DBS Group Research: Rupiah antara Rp14.000-Rp15.000 per US$ hingga 2022

Kebutuhan untuk mengamankan stabilitas rupiah menambah alasan bank sentral untuk menahan suku bunga.

Karyawan menunjukkan uang rupiah dan dolar AS di Bank Mandiri Syariah, Jakarta, Senin (20/4/2020). Foto Antara/Nova Wahyudi/wsj.

DBS Group Research memperkirakan, rupiah akan stabil antara Rp14.000 dan Rp15.000 per dolar AS hingga 2022. Sejak perang dagang AS-China merebak pada 2018, nilai tukar telah berhasil melewati beberapa rangkaian gejolak.

"Sebuah pencapaian yang tercermin sangat baik lewat penghargaan yang diraih Bank Indonesia sebagai manajer cadangan devisa terbaik di Central Banking Awards 2021. BI diakui atas keberhasilannya menstabilkan rupiah selama pandemi Covid di bawah kerangka alokasi strategis faktor makro baru," kata DBS Group Research dalam keterangan tertulisnya, Kamis (23/9).

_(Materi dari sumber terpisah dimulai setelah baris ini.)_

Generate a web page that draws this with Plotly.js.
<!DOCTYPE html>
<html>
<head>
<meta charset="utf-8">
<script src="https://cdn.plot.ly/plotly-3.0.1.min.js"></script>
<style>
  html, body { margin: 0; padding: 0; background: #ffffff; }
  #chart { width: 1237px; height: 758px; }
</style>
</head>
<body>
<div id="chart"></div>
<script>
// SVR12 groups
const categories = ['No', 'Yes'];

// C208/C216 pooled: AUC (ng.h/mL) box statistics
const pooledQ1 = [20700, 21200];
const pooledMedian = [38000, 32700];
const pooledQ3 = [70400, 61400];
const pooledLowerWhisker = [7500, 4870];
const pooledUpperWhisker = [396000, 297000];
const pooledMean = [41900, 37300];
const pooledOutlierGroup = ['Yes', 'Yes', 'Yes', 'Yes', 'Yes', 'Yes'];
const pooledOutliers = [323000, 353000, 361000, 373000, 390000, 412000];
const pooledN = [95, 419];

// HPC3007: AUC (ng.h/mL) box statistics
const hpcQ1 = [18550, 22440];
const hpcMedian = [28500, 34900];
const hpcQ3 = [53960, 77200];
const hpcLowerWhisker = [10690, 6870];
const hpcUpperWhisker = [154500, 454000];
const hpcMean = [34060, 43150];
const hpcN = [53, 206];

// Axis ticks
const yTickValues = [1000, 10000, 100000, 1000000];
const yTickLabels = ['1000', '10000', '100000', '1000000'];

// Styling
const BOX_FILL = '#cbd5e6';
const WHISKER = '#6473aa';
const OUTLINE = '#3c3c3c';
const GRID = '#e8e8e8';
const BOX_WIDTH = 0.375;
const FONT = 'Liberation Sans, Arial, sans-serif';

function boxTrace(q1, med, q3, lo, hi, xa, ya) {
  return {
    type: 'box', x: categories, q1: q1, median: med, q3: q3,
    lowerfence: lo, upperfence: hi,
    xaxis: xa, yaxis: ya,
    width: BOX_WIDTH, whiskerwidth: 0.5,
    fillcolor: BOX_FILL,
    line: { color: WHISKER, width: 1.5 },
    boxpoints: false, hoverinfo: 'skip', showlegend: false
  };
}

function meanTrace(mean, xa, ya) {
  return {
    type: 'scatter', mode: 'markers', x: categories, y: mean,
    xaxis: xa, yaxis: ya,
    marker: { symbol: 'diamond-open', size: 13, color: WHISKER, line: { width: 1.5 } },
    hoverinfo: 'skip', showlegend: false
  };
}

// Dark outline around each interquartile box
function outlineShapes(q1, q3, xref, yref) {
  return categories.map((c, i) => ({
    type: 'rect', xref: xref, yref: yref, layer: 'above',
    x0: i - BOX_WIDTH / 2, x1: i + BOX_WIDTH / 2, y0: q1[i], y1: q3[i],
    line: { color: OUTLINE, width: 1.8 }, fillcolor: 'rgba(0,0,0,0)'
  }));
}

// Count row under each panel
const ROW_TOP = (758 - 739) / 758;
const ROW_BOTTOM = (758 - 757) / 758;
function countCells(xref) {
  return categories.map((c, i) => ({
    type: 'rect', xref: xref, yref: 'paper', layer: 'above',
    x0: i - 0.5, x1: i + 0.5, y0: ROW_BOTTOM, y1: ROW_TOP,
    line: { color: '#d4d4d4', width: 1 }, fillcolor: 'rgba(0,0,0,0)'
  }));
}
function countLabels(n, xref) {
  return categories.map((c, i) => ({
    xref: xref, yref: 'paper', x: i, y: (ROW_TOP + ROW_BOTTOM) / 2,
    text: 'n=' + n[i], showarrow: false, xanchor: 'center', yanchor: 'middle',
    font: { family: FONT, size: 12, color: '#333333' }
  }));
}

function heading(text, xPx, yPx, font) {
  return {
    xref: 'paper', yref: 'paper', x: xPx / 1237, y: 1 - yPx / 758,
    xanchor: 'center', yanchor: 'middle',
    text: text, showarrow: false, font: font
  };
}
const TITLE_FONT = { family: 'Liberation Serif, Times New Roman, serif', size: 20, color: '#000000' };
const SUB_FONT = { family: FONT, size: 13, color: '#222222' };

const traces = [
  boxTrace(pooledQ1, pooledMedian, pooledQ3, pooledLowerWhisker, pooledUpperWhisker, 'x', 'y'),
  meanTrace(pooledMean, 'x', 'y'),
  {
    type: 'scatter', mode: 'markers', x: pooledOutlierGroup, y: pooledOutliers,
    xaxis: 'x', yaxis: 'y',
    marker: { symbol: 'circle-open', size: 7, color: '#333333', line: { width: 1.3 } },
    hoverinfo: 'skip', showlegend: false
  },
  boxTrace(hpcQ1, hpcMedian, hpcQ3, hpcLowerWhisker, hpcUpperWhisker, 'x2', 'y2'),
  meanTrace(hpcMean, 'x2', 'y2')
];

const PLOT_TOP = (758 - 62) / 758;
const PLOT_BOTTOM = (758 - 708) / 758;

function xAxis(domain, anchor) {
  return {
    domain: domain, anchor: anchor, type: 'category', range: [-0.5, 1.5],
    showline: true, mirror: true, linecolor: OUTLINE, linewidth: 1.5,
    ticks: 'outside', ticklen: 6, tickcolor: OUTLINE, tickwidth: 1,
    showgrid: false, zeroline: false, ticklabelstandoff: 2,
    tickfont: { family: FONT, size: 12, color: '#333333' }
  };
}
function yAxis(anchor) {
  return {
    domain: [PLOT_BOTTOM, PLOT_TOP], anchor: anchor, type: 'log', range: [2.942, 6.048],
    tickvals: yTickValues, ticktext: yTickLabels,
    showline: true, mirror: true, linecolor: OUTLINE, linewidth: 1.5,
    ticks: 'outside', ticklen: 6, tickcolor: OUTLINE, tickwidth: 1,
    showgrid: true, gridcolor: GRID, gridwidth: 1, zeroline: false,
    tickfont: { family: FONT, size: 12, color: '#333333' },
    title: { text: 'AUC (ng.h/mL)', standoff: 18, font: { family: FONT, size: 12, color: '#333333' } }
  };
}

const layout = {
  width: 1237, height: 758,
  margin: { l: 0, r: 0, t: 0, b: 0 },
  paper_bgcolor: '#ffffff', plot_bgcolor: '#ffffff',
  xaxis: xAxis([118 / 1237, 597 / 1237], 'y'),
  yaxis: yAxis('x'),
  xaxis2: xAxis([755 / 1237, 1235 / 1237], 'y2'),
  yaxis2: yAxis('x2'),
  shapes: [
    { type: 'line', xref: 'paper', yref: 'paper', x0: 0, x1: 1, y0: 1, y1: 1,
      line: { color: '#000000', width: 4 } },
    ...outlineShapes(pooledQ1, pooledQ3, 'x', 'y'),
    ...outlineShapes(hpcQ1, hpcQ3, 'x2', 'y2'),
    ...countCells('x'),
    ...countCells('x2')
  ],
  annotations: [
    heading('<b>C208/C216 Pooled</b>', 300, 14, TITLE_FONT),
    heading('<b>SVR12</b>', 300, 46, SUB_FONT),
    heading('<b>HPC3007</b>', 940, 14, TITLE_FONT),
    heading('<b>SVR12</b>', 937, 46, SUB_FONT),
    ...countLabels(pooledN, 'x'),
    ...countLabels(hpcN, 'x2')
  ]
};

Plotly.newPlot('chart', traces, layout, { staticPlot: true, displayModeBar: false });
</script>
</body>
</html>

Terlepas dari beberapa gejolak pada kurva imbal hasil surat berharga pemerintah AS yang lebih tajam pada awal tahun ini, rupiah membuktikan ketahanannya terhadap gelombang Covid-19 mematikan kedua sejak Juni hingga Juli dan sikap Bank Sentral AS yang condong keras sejak Juni.

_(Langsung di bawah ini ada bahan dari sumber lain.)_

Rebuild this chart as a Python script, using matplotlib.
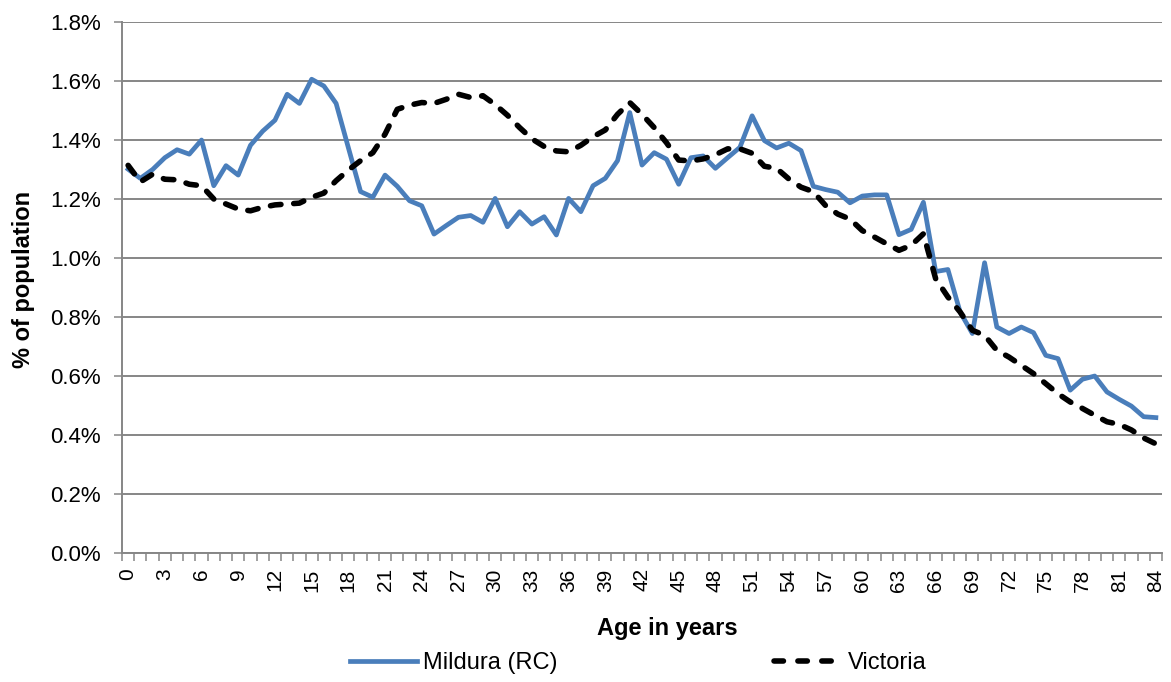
import numpy as np
import matplotlib
matplotlib.use('Agg')
import matplotlib.pyplot as plt
from matplotlib.lines import Line2D

plt.rcParams['font.family'] = ['Liberation Sans', 'DejaVu Sans']

# age in single years, share of total population (%)
ages = np.arange(0, 85)
mildura = [1.301, 1.270, 1.300, 1.340, 1.367, 1.352, 1.400, 1.245, 1.313, 1.281,
           1.382, 1.430, 1.467, 1.555, 1.524, 1.606, 1.583, 1.524, 1.374, 1.225,
           1.206, 1.281, 1.243, 1.194, 1.177, 1.081, 1.110, 1.138, 1.144, 1.121,
           1.202, 1.106, 1.157, 1.115, 1.140, 1.078, 1.202, 1.157, 1.245, 1.270,
           1.330, 1.493, 1.315, 1.357, 1.335, 1.250, 1.340, 1.346, 1.304, 1.340,
           1.375, 1.482, 1.398, 1.373, 1.389, 1.364, 1.243, 1.232, 1.223, 1.187,
           1.210, 1.214, 1.214, 1.079, 1.097, 1.189, 0.954, 0.961, 0.817, 0.744,
           0.984, 0.766, 0.744, 0.766, 0.747, 0.670, 0.659, 0.552, 0.589, 0.600,
           0.546, 0.521, 0.498, 0.462, 0.459]
victoria = [1.314, 1.258, 1.284, 1.267, 1.265, 1.250, 1.245, 1.200, 1.183, 1.166,
            1.160, 1.172, 1.180, 1.183, 1.186, 1.206, 1.220, 1.262, 1.298, 1.330,
            1.357, 1.420, 1.504, 1.518, 1.527, 1.524, 1.538, 1.555, 1.544, 1.550,
            1.520, 1.484, 1.442, 1.404, 1.378, 1.363, 1.360, 1.382, 1.411, 1.434,
            1.487, 1.527, 1.487, 1.442, 1.391, 1.332, 1.329, 1.336, 1.350, 1.370,
            1.370, 1.355, 1.311, 1.304, 1.268, 1.240, 1.225, 1.178, 1.149, 1.132,
            1.093, 1.071, 1.048, 1.026, 1.043, 1.082, 0.930, 0.868, 0.817, 0.755,
            0.738, 0.687, 0.664, 0.636, 0.608, 0.574, 0.540, 0.512, 0.490, 0.467,
            0.445, 0.436, 0.417, 0.390, 0.370]

blue = '#4a7ebb'
grey = '#868686'

fig = plt.figure(figsize=(11.71, 6.82), dpi=100)
ax = fig.add_axes([122/1171, 1 - 553/682, 1040/1171, 531/682])

ax.plot(ages, mildura, color=blue, lw=3.4, solid_joinstyle='round', zorder=3)
ax.plot(ages, victoria, color='black', lw=4.0, dashes=(1.9, 2.3),
        dash_capstyle='round', zorder=4)

ax.set_xlim(-0.5, 84.5)
ax.set_ylim(0, 1.8)
ax.set_yticks(np.arange(0, 1.81, 0.2))
ax.set_yticklabels([f'{v:.1f}%' for v in np.arange(0, 1.81, 0.2)], fontsize=16)
ax.set_xticks(ages[::3])
ax.set_xticklabels([str(a) for a in ages[::3]], rotation=90, fontsize=15)
ax.set_xticks(np.arange(-0.5, 85, 1), minor=True)
ax.tick_params(axis='x', which='major', length=0, pad=11)
ax.tick_params(axis='x', which='minor', length=6, width=1.1, color=grey)
ax.tick_params(axis='y', length=6, width=1.1, color=grey, pad=9)

ax.grid(axis='y', color=grey, lw=1.4)
ax.set_axisbelow(True)
for s in ['top', 'right']:
    ax.spines[s].set_visible(False)
for s in ['left', 'bottom']:
    ax.spines[s].set_color(grey)
    ax.spines[s].set_linewidth(1.4)

fig.text(667/1171, 1 - 628/682, 'Age in years', fontsize=17, fontweight='bold',
         ha='center', va='center')
fig.text(24/1171, 1 - 279/682, '% of population', fontsize=17, fontweight='bold',
         ha='center', va='center', rotation=90)

handles = [Line2D([], [], color=blue, lw=3.4),
           Line2D([], [], color='black', lw=4.0, dashes=(1.7, 2.6), dash_capstyle='round')]
fig.legend(handles, ['Mildura (RC)', 'Victoria'], loc='center', ncol=2,
           bbox_to_anchor=(638/1171, 1 - 663/682), frameon=False, fontsize=17,
           handlelength=2.85, handletextpad=0.25, columnspacing=9.2)

fig.savefig('out.png', dpi=100)
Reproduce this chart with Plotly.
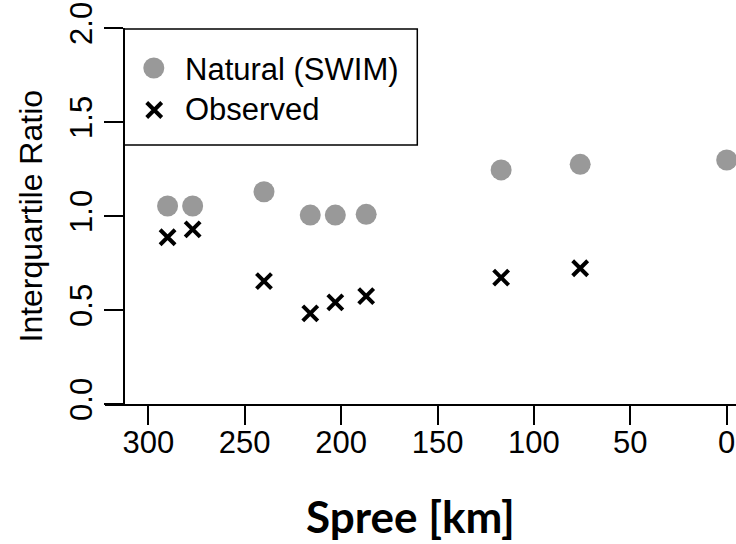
import plotly.graph_objects as go

# River kilometre along the Spree (0 = mouth)
river_km = [290, 277, 240, 216, 203, 187, 117, 76, 0]
# Interquartile ratio of simulated natural flow (SWIM) and of observed flow
natural_swim = [1.053, 1.053, 1.129, 1.005, 1.005, 1.009, 1.245, 1.275, 1.298]
observed = [0.887, 0.929, 0.654, 0.482, 0.541, 0.574, 0.672, 0.722, None]

x_ticks = [300, 250, 200, 150, 100, 50, 0]
y_ticks = [0.0, 0.5, 1.0, 1.5, 2.0]

W, H = 736, 544
L, R, T, B = 105, 0, 28, 140
PW, PH = W - L - R, H - T - B


def px(x):
    return (x - L) / PW


def py(y):
    return (H - B - y) / PH


AX_FONT = dict(family="Liberation Sans, Arial, sans-serif", size=31, color="black")

fig = go.Figure()
fig.add_trace(go.Scatter(
    x=river_km, y=natural_swim, mode="markers", name="Natural (SWIM)",
    marker=dict(symbol="circle", size=21, color="#999999", line=dict(width=0)),
))
fig.add_trace(go.Scatter(
    x=river_km, y=observed, mode="markers", name="Observed",
    marker=dict(symbol="x-thin", size=15, color="black",
                line=dict(width=4, color="black")),
))

fig.update_layout(
    width=W, height=H,
    margin=dict(l=L, r=R, t=T, b=B, pad=0),
    paper_bgcolor="white", plot_bgcolor="white",
    showlegend=False,
    xaxis=dict(
        range=[322.46, -4.82], tickvals=x_ticks, ticktext=[str(v) for v in x_ticks],
        showgrid=False, zeroline=False, showline=True, linecolor="black", linewidth=1.5,
        ticks="outside", ticklen=19, tickwidth=1.5, tickcolor="black",
        tickfont=AX_FONT, ticklabelstandoff=-9,
    ),
    yaxis=dict(
        range=[0, 2.0], tickvals=y_ticks, tickformat=".1f",
        anchor="free", position=px(124),
        showgrid=False, zeroline=False, showline=True, linecolor="black", linewidth=1.5,
        ticks="outside", ticklen=19, tickwidth=1.5, tickcolor="black",
        tickangle=-90, tickfont=AX_FONT,
    ),
)

# Legend frame, symbols and labels
fig.add_shape(type="rect", xref="paper", yref="paper",
              x0=px(124), x1=px(417.3), y0=py(145), y1=py(29),
              line=dict(color="black", width=1.5), fillcolor="white", layer="below")
fig.add_shape(type="circle", xref="paper", yref="paper",
              xsizemode="pixel", ysizemode="pixel",
              xanchor=px(153.8), yanchor=py(68),
              x0=-10.5, x1=10.5, y0=-10.5, y1=10.5,
              fillcolor="#999999", line=dict(width=0))
fig.add_shape(type="path", xref="paper", yref="paper",
              xsizemode="pixel", ysizemode="pixel",
              xanchor=px(154.2), yanchor=py(110),
              path="M-7.5,-7.5 L7.5,7.5 M-7.5,7.5 L7.5,-7.5",
              line=dict(color="black", width=4))

LEG_FONT = dict(family="Liberation Sans, Arial, sans-serif", size=31, color="black")
fig.add_annotation(text="Natural (SWIM)", xref="paper", yref="paper",
                   x=px(183), y=py(69), xanchor="left", yanchor="middle",
                   showarrow=False, font=LEG_FONT)
fig.add_annotation(text="Observed", xref="paper", yref="paper",
                   x=px(183), y=py(109), xanchor="left", yanchor="middle",
                   showarrow=False, font=LEG_FONT)

# Axis titles
fig.add_annotation(text="Interquartile Ratio", xref="paper", yref="paper",
                   x=px(30.5), y=0.5, xanchor="center", yanchor="middle",
                   textangle=-90, showarrow=False,
                   font=dict(family="Liberation Sans, Arial, sans-serif", size=32, color="black"))
fig.add_annotation(text="<b>Spree [km]</b>", xref="paper", yref="paper",
                   x=px(410), y=py(515.5), xanchor="center", yanchor="middle",
                   showarrow=False,
                   font=dict(family="Lato, sans-serif", size=44, color="black"))

fig.write_html("out.html")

Berbeda dengan episode taper tantrum 2013, Indonesia tidak dicirikan oleh ketidakseimbangan makroekonomi utama saat ini. Sebagai contoh, Indeks Harga Konsumen (Consumer Price Index, CPI) dan inflasi inti berada di bawah target resmi 2-4% sejak Agustus 2020. Meskipun defisit transaksi berjalan kembali pada paruh pertama 2021 setelah surplus pada paruh kedua 2020, selisihnya tidak sebesar pada 2013. Meskipun demikian, lembaga pemeringkat menaruh perhatian pada komitmen pemerintah untuk melakukan konsolidasi fiskal pasca skema berbagi beban fiskal untuk memerangi pandemi.

Bank Sentral AS sendiri berniat untuk mulai mengurangi pembelian aset sebelum akhir 2021, faktor utama yang mendukung dolar AS tahun ini. Untuk saat ini, tidak ada pengulangan perbedaan kebijakan moneter utama (misalnya Abenomics dan ECB QE vs penurunan pembelian aset dan kenaikan nilai tukar AS) yang mendorong dolar AS naik pada 2013-2015. Namun, gejolak pasar keuangan dapat meningkat karena lebih banyak bank sentral global menghentikan stimulus pandemi mereka.